Given problem: Look through the lines below and extract each one that contains "seaborn".

Working data:
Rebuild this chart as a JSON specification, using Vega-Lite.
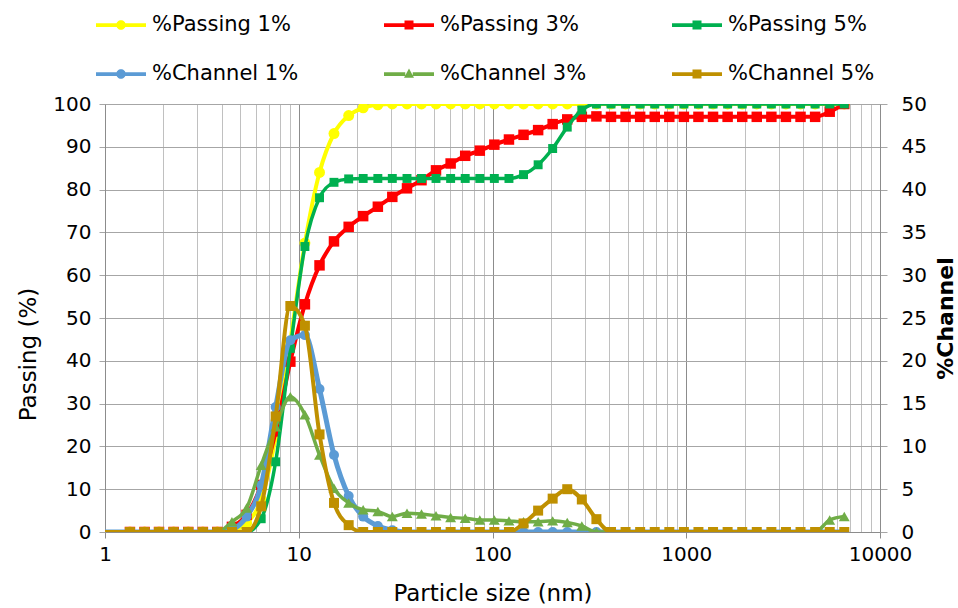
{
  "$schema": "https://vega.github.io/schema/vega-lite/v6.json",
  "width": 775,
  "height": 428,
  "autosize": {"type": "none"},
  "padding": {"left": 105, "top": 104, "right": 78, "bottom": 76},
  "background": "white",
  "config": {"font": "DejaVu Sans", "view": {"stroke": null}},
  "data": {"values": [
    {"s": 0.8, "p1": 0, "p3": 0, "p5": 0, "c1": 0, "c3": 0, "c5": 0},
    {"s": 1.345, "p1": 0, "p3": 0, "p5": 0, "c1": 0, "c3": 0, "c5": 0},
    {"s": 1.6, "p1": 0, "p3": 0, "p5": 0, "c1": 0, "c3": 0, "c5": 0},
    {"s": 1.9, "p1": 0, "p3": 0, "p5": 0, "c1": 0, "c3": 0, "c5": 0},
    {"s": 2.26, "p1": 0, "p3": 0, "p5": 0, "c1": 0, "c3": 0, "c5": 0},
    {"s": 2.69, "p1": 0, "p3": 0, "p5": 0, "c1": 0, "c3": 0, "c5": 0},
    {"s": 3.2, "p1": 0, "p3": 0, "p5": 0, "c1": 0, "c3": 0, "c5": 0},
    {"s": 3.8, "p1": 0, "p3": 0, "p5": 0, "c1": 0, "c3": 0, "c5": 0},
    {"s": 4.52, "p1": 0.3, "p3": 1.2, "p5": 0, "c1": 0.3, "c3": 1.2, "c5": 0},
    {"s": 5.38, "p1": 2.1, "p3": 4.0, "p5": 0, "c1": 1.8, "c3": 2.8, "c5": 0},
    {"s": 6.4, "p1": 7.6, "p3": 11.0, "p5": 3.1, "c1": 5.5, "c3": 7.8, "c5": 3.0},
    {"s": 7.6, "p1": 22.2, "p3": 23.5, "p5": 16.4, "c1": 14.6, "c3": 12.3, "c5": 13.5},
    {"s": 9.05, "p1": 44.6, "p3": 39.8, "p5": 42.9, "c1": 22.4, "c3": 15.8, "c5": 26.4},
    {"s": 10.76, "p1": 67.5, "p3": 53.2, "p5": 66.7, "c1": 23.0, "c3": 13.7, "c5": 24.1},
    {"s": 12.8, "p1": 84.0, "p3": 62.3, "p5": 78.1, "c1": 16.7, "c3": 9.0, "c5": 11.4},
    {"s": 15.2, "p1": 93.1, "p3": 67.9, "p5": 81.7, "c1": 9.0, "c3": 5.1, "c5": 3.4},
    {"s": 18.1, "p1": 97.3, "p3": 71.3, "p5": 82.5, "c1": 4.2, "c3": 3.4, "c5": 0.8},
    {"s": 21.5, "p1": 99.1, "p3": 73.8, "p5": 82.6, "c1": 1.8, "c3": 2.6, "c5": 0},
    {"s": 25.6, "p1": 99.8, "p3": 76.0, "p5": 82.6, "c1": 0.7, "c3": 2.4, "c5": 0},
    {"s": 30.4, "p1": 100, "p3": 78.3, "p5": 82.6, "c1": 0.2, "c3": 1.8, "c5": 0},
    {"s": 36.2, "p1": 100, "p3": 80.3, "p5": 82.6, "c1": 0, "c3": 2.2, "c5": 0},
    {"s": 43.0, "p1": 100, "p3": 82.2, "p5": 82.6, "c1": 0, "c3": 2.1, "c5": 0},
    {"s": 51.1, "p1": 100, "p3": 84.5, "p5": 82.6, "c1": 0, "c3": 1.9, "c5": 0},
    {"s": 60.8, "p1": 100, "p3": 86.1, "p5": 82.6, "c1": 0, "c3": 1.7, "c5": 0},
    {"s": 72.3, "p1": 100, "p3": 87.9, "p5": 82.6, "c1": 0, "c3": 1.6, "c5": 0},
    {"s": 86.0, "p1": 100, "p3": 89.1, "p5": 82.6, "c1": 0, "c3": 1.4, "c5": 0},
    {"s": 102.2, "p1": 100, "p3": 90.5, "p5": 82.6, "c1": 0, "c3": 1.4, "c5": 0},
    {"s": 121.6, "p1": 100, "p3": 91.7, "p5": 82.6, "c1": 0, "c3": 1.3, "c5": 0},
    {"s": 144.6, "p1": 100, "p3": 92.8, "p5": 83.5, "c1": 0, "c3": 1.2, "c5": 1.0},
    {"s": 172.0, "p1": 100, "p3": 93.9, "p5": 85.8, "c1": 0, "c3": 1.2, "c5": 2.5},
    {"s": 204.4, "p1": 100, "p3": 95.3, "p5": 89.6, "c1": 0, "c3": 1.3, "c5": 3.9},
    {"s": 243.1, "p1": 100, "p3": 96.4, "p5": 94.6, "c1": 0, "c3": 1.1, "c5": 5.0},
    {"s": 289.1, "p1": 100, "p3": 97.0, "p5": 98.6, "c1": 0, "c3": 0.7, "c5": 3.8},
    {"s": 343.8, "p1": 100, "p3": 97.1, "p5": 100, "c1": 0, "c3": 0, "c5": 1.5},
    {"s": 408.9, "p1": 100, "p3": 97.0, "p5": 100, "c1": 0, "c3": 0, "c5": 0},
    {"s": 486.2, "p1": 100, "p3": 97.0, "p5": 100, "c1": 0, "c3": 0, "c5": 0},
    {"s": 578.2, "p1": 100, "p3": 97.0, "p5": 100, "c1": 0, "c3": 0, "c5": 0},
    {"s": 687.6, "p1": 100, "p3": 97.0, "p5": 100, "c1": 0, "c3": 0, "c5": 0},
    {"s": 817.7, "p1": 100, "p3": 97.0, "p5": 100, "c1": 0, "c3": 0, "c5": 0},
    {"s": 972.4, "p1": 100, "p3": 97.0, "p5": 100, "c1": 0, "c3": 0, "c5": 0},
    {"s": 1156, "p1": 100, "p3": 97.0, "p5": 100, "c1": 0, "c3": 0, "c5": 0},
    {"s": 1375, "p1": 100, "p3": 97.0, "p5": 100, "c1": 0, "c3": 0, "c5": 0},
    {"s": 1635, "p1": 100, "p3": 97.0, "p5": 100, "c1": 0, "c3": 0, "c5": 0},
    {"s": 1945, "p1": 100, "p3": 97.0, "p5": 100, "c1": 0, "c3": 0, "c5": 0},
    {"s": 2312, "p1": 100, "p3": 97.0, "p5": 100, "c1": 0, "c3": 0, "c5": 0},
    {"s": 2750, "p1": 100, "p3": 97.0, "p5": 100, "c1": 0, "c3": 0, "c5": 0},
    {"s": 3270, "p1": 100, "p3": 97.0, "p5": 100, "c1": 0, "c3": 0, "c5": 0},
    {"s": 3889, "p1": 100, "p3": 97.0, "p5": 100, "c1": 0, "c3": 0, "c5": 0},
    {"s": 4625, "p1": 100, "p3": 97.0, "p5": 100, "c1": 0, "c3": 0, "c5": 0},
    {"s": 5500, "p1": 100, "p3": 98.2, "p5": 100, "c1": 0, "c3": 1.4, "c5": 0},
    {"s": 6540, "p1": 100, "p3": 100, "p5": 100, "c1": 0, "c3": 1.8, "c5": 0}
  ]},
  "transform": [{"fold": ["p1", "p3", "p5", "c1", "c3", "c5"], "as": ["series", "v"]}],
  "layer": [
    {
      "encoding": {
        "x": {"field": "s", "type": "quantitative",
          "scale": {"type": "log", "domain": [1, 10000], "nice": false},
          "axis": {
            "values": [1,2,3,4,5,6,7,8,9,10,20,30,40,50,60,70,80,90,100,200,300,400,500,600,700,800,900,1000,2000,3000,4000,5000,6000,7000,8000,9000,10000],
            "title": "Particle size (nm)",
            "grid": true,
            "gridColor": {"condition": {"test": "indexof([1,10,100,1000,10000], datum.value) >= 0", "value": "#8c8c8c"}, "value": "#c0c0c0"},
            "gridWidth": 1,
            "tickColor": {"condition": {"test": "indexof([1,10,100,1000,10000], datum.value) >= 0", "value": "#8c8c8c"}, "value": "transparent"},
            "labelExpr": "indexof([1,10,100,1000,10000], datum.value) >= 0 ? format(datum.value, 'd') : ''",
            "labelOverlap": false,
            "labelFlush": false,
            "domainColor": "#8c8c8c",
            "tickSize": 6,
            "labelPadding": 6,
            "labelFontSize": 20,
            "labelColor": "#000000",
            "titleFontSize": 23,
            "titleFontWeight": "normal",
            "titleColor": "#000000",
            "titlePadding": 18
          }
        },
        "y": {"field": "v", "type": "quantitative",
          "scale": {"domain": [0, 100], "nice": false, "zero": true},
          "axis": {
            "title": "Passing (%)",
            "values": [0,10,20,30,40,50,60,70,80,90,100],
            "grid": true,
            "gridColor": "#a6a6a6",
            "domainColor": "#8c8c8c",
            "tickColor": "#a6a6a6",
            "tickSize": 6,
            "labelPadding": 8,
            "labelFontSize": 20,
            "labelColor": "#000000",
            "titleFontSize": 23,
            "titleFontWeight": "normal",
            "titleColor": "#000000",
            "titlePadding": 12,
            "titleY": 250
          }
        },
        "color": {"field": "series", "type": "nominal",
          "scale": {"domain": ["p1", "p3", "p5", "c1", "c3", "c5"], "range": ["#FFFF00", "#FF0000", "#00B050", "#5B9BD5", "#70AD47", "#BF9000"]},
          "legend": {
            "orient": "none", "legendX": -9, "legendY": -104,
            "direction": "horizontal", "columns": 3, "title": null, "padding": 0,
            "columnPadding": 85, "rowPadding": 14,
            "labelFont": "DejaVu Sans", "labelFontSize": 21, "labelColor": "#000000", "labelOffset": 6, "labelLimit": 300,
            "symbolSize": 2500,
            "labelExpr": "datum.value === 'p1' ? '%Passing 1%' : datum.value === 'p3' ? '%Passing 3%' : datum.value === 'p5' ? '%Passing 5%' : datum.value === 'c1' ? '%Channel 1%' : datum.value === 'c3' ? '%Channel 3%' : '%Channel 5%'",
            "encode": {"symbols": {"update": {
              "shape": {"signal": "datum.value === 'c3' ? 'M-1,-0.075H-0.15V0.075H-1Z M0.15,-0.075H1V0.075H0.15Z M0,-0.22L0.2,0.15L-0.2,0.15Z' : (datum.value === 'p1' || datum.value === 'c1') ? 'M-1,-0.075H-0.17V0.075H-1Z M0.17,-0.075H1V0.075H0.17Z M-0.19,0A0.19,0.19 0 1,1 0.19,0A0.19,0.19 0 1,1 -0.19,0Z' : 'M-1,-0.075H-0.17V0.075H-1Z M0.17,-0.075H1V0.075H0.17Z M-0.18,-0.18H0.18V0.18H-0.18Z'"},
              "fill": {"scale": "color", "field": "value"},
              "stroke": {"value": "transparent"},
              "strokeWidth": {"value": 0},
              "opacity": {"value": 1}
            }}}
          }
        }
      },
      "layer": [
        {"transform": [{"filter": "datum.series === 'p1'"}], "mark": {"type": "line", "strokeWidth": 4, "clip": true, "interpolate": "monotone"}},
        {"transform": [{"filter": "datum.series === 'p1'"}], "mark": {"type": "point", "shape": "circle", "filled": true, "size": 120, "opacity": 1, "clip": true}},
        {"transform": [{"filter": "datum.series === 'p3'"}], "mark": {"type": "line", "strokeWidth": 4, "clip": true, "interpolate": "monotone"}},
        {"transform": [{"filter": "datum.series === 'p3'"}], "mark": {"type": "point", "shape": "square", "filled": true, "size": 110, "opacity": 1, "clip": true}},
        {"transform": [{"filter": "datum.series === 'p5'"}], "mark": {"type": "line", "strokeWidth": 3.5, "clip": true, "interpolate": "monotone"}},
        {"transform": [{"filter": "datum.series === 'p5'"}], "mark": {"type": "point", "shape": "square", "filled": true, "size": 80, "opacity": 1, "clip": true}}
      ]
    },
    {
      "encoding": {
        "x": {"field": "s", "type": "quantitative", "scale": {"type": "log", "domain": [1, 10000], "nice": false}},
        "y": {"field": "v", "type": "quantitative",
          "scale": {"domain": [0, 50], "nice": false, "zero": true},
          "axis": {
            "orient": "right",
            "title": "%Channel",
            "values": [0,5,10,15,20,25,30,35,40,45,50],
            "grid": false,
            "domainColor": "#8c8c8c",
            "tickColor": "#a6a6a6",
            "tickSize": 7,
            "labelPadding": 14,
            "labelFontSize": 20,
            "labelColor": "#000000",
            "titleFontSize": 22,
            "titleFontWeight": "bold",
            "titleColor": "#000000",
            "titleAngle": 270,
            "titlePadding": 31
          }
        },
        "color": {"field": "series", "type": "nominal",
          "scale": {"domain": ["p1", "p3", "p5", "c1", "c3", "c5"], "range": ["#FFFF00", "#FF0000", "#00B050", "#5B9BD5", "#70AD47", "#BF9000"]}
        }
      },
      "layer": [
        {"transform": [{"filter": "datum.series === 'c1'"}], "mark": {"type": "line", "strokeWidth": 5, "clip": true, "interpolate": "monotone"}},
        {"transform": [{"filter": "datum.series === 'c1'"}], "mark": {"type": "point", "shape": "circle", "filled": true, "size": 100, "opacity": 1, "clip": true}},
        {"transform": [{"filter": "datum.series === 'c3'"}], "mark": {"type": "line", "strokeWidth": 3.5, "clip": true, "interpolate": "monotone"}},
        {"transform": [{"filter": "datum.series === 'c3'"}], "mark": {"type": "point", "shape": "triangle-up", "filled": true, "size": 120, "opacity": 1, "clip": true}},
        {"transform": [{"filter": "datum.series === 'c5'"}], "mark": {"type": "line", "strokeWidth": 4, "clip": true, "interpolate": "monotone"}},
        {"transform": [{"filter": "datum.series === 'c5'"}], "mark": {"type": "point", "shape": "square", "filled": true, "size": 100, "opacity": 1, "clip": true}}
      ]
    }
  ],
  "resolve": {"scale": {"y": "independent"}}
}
--
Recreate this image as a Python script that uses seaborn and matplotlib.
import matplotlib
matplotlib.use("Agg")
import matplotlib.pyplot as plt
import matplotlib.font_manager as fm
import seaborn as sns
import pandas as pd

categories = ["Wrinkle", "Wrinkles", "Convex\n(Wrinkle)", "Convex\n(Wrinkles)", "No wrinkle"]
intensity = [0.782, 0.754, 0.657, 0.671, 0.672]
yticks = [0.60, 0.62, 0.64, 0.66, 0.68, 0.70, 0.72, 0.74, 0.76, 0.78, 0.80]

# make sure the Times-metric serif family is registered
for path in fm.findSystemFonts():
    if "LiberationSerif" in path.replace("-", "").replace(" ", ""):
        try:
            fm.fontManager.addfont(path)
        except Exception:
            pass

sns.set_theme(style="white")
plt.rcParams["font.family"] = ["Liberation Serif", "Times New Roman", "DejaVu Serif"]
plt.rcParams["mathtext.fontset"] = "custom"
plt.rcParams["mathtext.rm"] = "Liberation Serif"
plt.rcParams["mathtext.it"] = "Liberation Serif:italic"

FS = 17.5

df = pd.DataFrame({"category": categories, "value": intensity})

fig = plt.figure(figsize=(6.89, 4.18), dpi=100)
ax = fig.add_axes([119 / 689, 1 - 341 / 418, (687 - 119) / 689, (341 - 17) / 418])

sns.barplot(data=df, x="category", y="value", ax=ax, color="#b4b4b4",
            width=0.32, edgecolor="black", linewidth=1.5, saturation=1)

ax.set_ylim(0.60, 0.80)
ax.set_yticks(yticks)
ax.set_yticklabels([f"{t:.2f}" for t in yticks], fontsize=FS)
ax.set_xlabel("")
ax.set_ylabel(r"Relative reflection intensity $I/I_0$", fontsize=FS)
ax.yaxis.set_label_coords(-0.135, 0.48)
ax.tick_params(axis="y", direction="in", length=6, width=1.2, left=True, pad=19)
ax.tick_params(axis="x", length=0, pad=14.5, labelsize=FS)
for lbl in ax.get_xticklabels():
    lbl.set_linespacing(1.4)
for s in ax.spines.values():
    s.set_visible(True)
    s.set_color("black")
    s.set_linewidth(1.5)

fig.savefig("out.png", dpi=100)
...
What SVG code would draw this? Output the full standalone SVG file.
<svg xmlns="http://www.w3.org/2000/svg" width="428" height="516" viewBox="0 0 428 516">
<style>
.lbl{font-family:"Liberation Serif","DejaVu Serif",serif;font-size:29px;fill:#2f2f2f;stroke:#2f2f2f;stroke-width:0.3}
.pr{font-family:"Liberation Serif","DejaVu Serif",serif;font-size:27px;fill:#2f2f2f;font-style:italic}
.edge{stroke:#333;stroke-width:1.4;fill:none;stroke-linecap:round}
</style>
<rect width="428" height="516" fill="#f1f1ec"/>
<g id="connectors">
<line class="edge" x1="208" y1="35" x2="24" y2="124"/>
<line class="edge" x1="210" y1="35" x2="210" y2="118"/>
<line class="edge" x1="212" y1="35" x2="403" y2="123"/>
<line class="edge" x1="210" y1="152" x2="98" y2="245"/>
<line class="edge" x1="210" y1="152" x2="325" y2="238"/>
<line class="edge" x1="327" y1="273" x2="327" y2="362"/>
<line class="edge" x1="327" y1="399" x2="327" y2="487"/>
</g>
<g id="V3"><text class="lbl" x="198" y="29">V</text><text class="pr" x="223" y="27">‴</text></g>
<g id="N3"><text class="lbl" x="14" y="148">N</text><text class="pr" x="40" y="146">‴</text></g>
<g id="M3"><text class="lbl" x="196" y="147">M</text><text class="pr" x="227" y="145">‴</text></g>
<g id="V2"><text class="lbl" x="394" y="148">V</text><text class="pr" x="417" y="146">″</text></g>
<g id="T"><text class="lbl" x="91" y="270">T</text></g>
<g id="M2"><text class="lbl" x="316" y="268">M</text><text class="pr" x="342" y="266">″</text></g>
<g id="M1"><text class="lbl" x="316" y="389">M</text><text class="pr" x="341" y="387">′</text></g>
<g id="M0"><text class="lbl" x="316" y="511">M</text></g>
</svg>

Expected output:
Recreate this image as a Python script that uses seaborn and matplotlib.
import seaborn as sns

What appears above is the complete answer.